Teaching English In China: Lessons from Teaching at the Chongquing University of Posts and Telecommunications

Wendy Lewis-Rakova



In the school year 1997–98, I was asked to teach English at the University of Posts and Telecommunications (CUPT) in Chongqing. We lived in a small village in the mountains up outside Chongqing, which was beautiful and above the smog, and historical besides. This was where the nationalist government had had its headquarters during World Ware II, and one could visit Chiang Kai-shek’s and Stilwell’s homes as well as numerous foreign embassies. It was a lovely area with resorts for rich Chinese, much easy hiking in beautiful countryside and many sightseeing areas. There were two monasteries in our town, one Buddhist with the best vegetarian food I've ever had, and one Taoist, with the cave where reputedly Lao Tsu had retired to write his poetry.

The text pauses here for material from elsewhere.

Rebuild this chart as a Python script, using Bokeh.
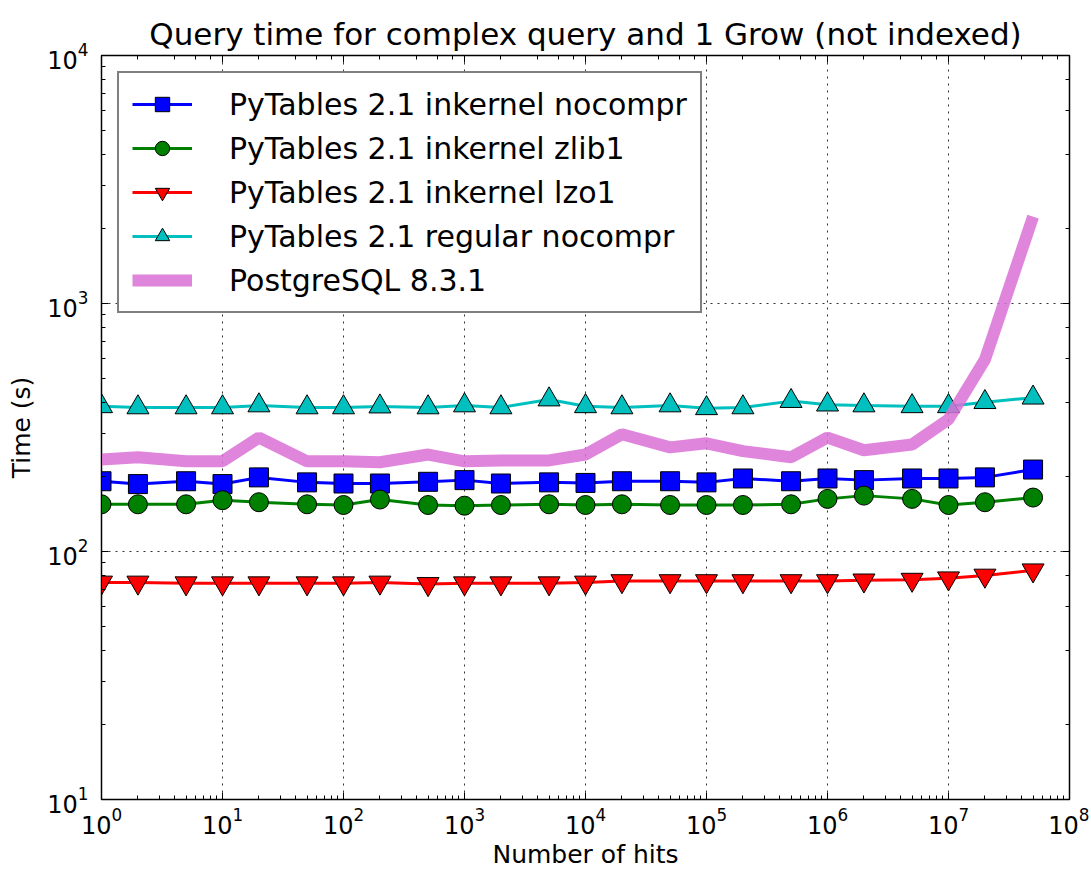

 Two foreign languages, Russian and English, competed a long time for a prime position in China. The traces of this competition are evident in the not very distant past and can be seen even now. Sun Yat-sen, China’s great revolutionary leader, was educated mainly in American schools in Hawaii and in an English medical college in Hong Kong. In 1911, he decreed that English be taught to Chinese students. His successor, Chiang Kai-shek, was educated in Moscow, but Mao Tse-tung shunned most contact with the non-Chinese world. Indeed, even today, foreign experts are invited to make their short contributions and leave.